- Directed by: Greydon Clark
- Starring: Susan Blakely, Barry Bostwick
- Release date: 1992;
- Running time: 89 mins.
- Country: United States
- Language: English

= Russian Holiday =

Russian Holiday (also known as Russian Roulette) is a 1992/1993 film directed by Greydon Clark and starring Susan Blakely and Barry Bostwick.

== Plot ==
Susan, an American teacher is on a tour holiday in Saint Petersburg. She gets romantically involved with Grant, a fellow countryman.

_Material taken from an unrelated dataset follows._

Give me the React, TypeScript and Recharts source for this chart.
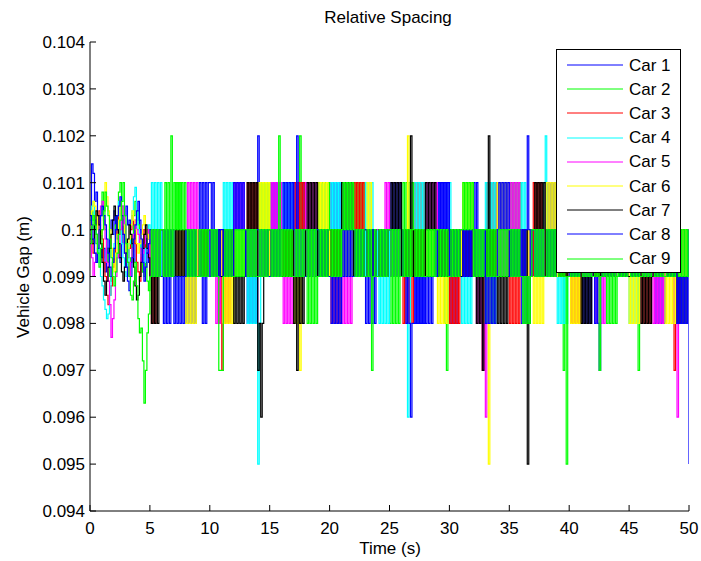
import React from 'react';
import { LineChart, Line, XAxis, YAxis, Legend } from 'recharts';

const seriesNames = ['Car 1', 'Car 2', 'Car 3', 'Car 4', 'Car 5', 'Car 6', 'Car 7', 'Car 8', 'Car 9'];
const seriesKeys = ['c1', 'c2', 'c3', 'c4', 'c5', 'c6', 'c7', 'c8', 'c9'];
const seriesColors = ['#0000ff', '#00ff00', '#ff0000', '#00ffff', '#ff00ff', '#ffff00', '#000000', '#0000ff', '#00ff00'];

const xTicks = [0, 5, 10, 15, 20, 25, 30, 35, 40, 45, 50];
const yTicks = [0.094, 0.095, 0.096, 0.097, 0.098, 0.099, 0.1, 0.101, 0.102, 0.103, 0.104];

// Sample spacing (s)
const STEP = 0.125;

// First 5 s (t = 0 .. 4.875), gap in units of 0.0001 m
const car1Early = [1000, 1014, 1012, 1006, 1008, 1003, 999, 997, 994, 996, 991, 993, 996, 1000, 1002, 999, 1004, 1001, 998, 994, 993, 997, 999, 1003, 1005, 1001, 1002, 998, 996, 993, 999, 1002, 1004, 1000, 993, 991, 996, 998, 995, 993];
const car2Early = [998, 1004, 1002, 1001, 997, 995, 1001, 1003, 1008, 1005, 1000, 996, 993, 990, 989, 993, 996, 1001, 1003, 1008, 1010, 1005, 1002, 998, 995, 992, 990, 994, 998, 1003, 1006, 1004, 1001, 997, 994, 991, 990, 993, 989, 987];
const car3Early = [1000, 997, 995, 999, 1001, 1003, 1004, 1000, 998, 993, 990, 986, 984, 986, 988, 992, 995, 999, 1002, 1005, 1006, 1002, 999, 995, 992, 994, 996, 1000, 1003, 1001, 997, 993, 991, 989, 994, 997, 1000, 996, 998, 999];
const car4Early = [1002, 1005, 1006, 1002, 999, 996, 993, 990, 988, 985, 983, 981, 982, 986, 990, 994, 997, 1000, 1003, 1006, 1000, 997, 994, 991, 990, 993, 997, 1001, 1004, 1007, 1009, 1004, 1000, 997, 995, 993, 993, 996, 998, 1001];
const car5Early = [999, 994, 990, 993, 995, 999, 1002, 1005, 1006, 1002, 998, 993, 989, 984, 977, 981, 985, 990, 994, 997, 1000, 1003, 1005, 1001, 997, 993, 990, 993, 996, 999, 1002, 1000, 999, 996, 993, 995, 997, 999, 1000, 998];
const car6Early = [1001, 1004, 1006, 1005, 1003, 1000, 997, 999, 1000, 1005, 1010, 1007, 1004, 1000, 996, 993, 991, 995, 999, 1002, 1005, 1003, 1001, 997, 994, 996, 998, 1001, 1004, 1002, 1000, 997, 995, 997, 999, 1001, 1003, 1000, 999, 998];
const car7Early = [1000, 998, 997, 1001, 1004, 1003, 1001, 997, 993, 989, 986, 989, 992, 996, 999, 1002, 1005, 1003, 1000, 997, 994, 991, 989, 992, 995, 998, 1001, 999, 997, 992, 988, 985, 986, 990, 993, 996, 999, 1001, 996, 994];
const car8Early = [1003, 1001, 998, 995, 993, 996, 1000, 1003, 1005, 1003, 1001, 998, 995, 992, 990, 993, 996, 1000, 1003, 1005, 1007, 1003, 999, 995, 992, 989, 987, 990, 994, 998, 1001, 1004, 1006, 1002, 998, 993, 989, 992, 995, 997];
const car9Early = [997, 1000, 1003, 1001, 999, 995, 992, 996, 1000, 1004, 1008, 1005, 1003, 998, 994, 990, 988, 991, 995, 999, 1002, 1006, 1010, 1003, 997, 993, 990, 986, 985, 989, 993, 988, 981, 978, 979, 972, 963, 970, 978, 982];

// t = 5 .. 50 (every 0.125 s, one group per second), quantized gap: digit d -> 0.095 + d*0.001 m
const car1Late =
  '45454545 43434345 54545454 34343434 56565656 65654545 45454545 54545454 43434343 74545454 ' +
  '56565656 54545454 65656565 45454545 54545454 56565656 45454545 54545454 34343434 54545454 ' +
  '56565656 45454545 43434343 54545454 65656565 43434345 54545454 65654545 45454545 54545454 ' +
  '45454545 34343454 54545454 56565656 45454545 54545454 34343434 54545454 45454545 54545454 ' +
  '45454545 54545454 43434343 54545454 45454545 0';
const car2Late =
  '54545454 45656575 65656545 45454545 54545454 45454545 54545454 45454545 54545454 56565656 ' +
  '45454545 54545454 45457545 43434343 56565656 45454545 54545454 65656565 45454545 54545454 ' +
  '34343434 56565656 45454545 54545454 45454324 54545454 45454545 54545454 34343434 54545454 ' +
  '56565656 45454545 54545454 45454545 45452454 54545454 45454545 54545454 43434343 54545454 ' +
  '45454524 54545454 45454545 54545454 45454545 5';
const car3Late =
  '43434545 54545454 45454545 54545454 45454545 54545434 23434345 54545454 56565656 45454545 ' +
  '54545454 45454545 56565656 45454545 54545454 43434343 54545454 65656565 45454545 54545454 ' +
  '45454545 43434343 56565656 45454545 54545454 34343434 54545454 45454524 56565656 45454545 ' +
  '34343434 54545454 65656565 45454545 54545454 43434343 54545454 45454545 54545454 45454545 ' +
  '54545454 34343434 54545454 45454524 54545454 4';
const car4Late =
  '56565656 45454545 54545454 45454545 54545454 45454545 56565656 45454545 43434343 03454545 ' +
  '54545454 65656565 45454545 54545454 45454545 56565656 45454545 54545454 65656545 43434343 ' +
  '54545454 45451345 56565656 45454545 54545454 65454545 34343434 54545454 65656565 45454545 ' +
  '54545454 65654545 54545456 75454545 34343434 54545454 45454545 54545454 45454545 54545454 ' +
  '34343434 54545454 45454545 54545454 45454545 4';
const car5Late =
  '45454545 54545454 45454545 56565656 45454545 54543434 54545454 65656565 45454545 54545454 ' +
  '56565656 43434343 54545454 65656565 45454545 54545454 34343434 54545454 45454545 54545656 ' +
  '54545454 45454545 54545454 56565656 45454545 54545454 45454545 54343423 13454545 54545454 ' +
  '65656565 45454545 54545454 45454545 56565656 45454545 54545454 43434343 54545454 45454545 ' +
  '54545454 45454545 34343434 54545434 13454545 5';
const car6Late =
  '54545454 45454545 54545454 34343434 54545454 45454545 43434343 54545454 45454545 56565656 ' +
  '45454545 54545454 34342454 45454545 65656565 45454545 54545454 45454545 56565454 45454545 ' +
  '54545454 45457545 54545454 45454545 34343434 54545454 56565656 45454545 54045454 65656565 ' +
  '45454545 54545454 34343434 56565656 45454545 43434343 54545454 45454545 54545454 45454545 ' +
  '34343434 54545454 45454545 34343434 54545454 4';
const car7Late =
  '43434345 54545454 45454545 54545454 45454545 54545454 45454545 34343434 56565656 23134545 ' +
  '54545454 45454545 34243434 56565656 45454545 54545454 65656565 45454545 54545454 45454545 ' +
  '56565656 45454574 54545454 65656565 45454545 54545454 45454545 54343424 54745454 34343434 ' +
  '54545454 45450345 56565656 45454545 54545454 45454545 34343434 54545454 45454545 54545454 ' +
  '45454545 34343434 54545454 45454545 34343434 4';
const car8Late =
  '54545454 45454545 34343434 54545454 45434345 45454545 54545454 65656565 45454545 54545454 ' +
  '45454545 56565656 54745454 45454545 54545454 43434343 54545454 45454545 54545454 45454545 ' +
  '54545454 45434313 34343434 34343454 56565656 45454545 54545454 45454545 34343434 56565656 ' +
  '45454545 45457545 54545454 45454545 56565656 45454545 54545454 43432454 54545454 45454545 ' +
  '54545454 45454545 54545454 45454545 34343434 5';
const car9Late =
  '45454545 54545454 56565656 54545454 45454545 54545422 24545454 45454545 54545454 45454545 ' +
  '54545474 54545454 45454545 54545454 45454545 54545454 56565656 54545454 45452454 45454545 ' +
  '54545454 45454545 54545454 45454545 54545454 45454545 56565656 45454545 54545454 45454545 ' +
  '54545454 43434345 54545454 45454545 54545404 45454545 54545454 45452454 54545454 45454545 ' +
  '54545454 45454545 54545454 45454545 54545454 5';

const earlyAll = [car1Early, car2Early, car3Early, car4Early, car5Early, car6Early, car7Early, car8Early, car9Early];
const lateAll = [car1Late, car2Late, car3Late, car4Late, car5Late, car6Late, car7Late, car8Late, car9Late].map((s) => s.replace(/\s/g, ''));

const buildData = () => {
  const n = earlyAll[0].length + lateAll[0].length;
  const rows: any[] = [];
  for (let i = 0; i < n; i++) {
    const row: any = { t: Math.round(i * STEP * 1000) / 1000 };
    for (let k = 0; k < seriesKeys.length; k++) {
      const e = earlyAll[k];
      if (i < e.length) {
        row[seriesKeys[k]] = e[i] / 10000;
      } else {
        const ch = lateAll[k][i - e.length];
        if (ch !== undefined) row[seriesKeys[k]] = (95 + Number(ch)) / 1000;
      }
    }
    rows.push(row);
  }
  return rows;
};
const data = buildData();

const FONT = '"Liberation Sans", Arial, Helvetica, sans-serif';
const FS = 17;

const fmtY = (v: number) => String(parseFloat(v.toFixed(3)));

const LegendBox = (props: any) => {
  const payload = (props.payload || []) as any[];
  return (
    <div
      style={{
        width: 125,
        height: 224,
        boxSizing: 'border-box',
        border: '1px solid #000',
        background: '#fff',
        paddingTop: 3,
        fontFamily: FONT,
        fontSize: FS,
        color: '#000',
      }}
    >
      {payload.map((p: any) => (
        <div key={p.value} style={{ height: 24.2, display: 'flex', alignItems: 'center' }}>
          <svg width={56} height={4} style={{ marginLeft: 10, display: 'block' }}>
            <line x1={0} y1={2} x2={56} y2={2} stroke={p.color} strokeWidth={1} />
          </svg>
          <span style={{ marginLeft: 6, lineHeight: 1 }}>{p.value}</span>
        </div>
      ))}
    </div>
  );
};

export default function App() {
  return (
    <div style={{ position: 'fixed', left: 0, top: 0, width: 701, height: 561, fontFamily: FONT, background: '#fff', overflow: 'hidden' }}>
      <LineChart
        width={701}
        height={561}
        data={data}
        margin={{ top: 42, right: 12, left: 0, bottom: 0 }}
        style={{ fontFamily: FONT }}
      >
        <XAxis
          dataKey="t"
          type="number"
          domain={[0, 50]}
          ticks={xTicks}
          height={50}
          stroke="#000"
          tickSize={-6}
          tickMargin={17}
          tick={{ fill: '#000', fontSize: FS }}
          allowDataOverflow
        />
        <YAxis
          type="number"
          domain={[0.094, 0.104]}
          ticks={yTicks}
          width={90}
          stroke="#000"
          tickSize={-6}
          tickMargin={11}
          tick={{ fill: '#000', fontSize: FS }}
          tickFormatter={fmtY}
          allowDataOverflow
          interval={0}
        />
        {seriesKeys.map((k, i) => (
          <Line
            key={k}
            dataKey={k}
            name={seriesNames[i]}
            stroke={seriesColors[i]}
            strokeWidth={1.2}
            dot={false}
            activeDot={false}
            type={i >= 0 ? 'stepAfter' : 'linear'}
            isAnimationActive={false}
          />
        ))}
        <Legend
          layout="vertical"
          align="center"
          verticalAlign="middle"
          width={125}
          height={224}
          wrapperStyle={{ top: 49, left: 556, width: 125, height: 224 }}
          content={<LegendBox />}
        />
      </LineChart>
      <div
        style={{
          position: 'absolute',
          left: 388,
          top: 18,
          transform: 'translate(-50%, -50%)',
          fontSize: FS,
          whiteSpace: 'nowrap',
          color: '#000',
        }}
      >
        Relative Spacing
      </div>
      <div
        style={{
          position: 'absolute',
          left: 390,
          top: 549,
          transform: 'translate(-50%, -50%)',
          fontSize: FS,
          whiteSpace: 'nowrap',
          color: '#000',
        }}
      >
        Time (s)
      </div>
      <div
        style={{
          position: 'absolute',
          left: 24,
          top: 277,
          transform: 'translate(-50%, -50%) rotate(-90deg)',
          fontSize: FS,
          whiteSpace: 'nowrap',
          color: '#000',
        }}
      >
        Vehicle Gap (m)
      </div>
    </div>
  );
}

As she tries to smuggle a medallion out of Russia, she is soon the witness of various murders.

==Cast==
- Jeff Altman as Milt Holly
- Victoria Barrett as Viktoria
- Susan Blakely as Susan Dennison
- Barry Bostwick as Grant Ames
- E.G. Marshall as Joe Meadows

== Production ==
The film was shot on location in Russia.

The soundtrack was composed by Dan Slider, and as the Los Angeles Times reports, "Whoever got the job would have to conduct the 70-piece Kirov Ballet Orchestra, and director Greydon Clark needed to be convinced that Slider wouldn't choke."

== Reception ==
Although Clark claims that various spectators found the film "Hitchcockian", the German website TV Today commented" "Another "crime film the world doesn't need." The original locations where the film was shot also don't provide enough of a kick to keep you captivated in the long run.", while Leonard Maltin wrote, " One-note thriller (that) is barely entertaining, despite its use of authentic locations."

The film was described as being "a daft espionnage trhriller" and having a "routine story".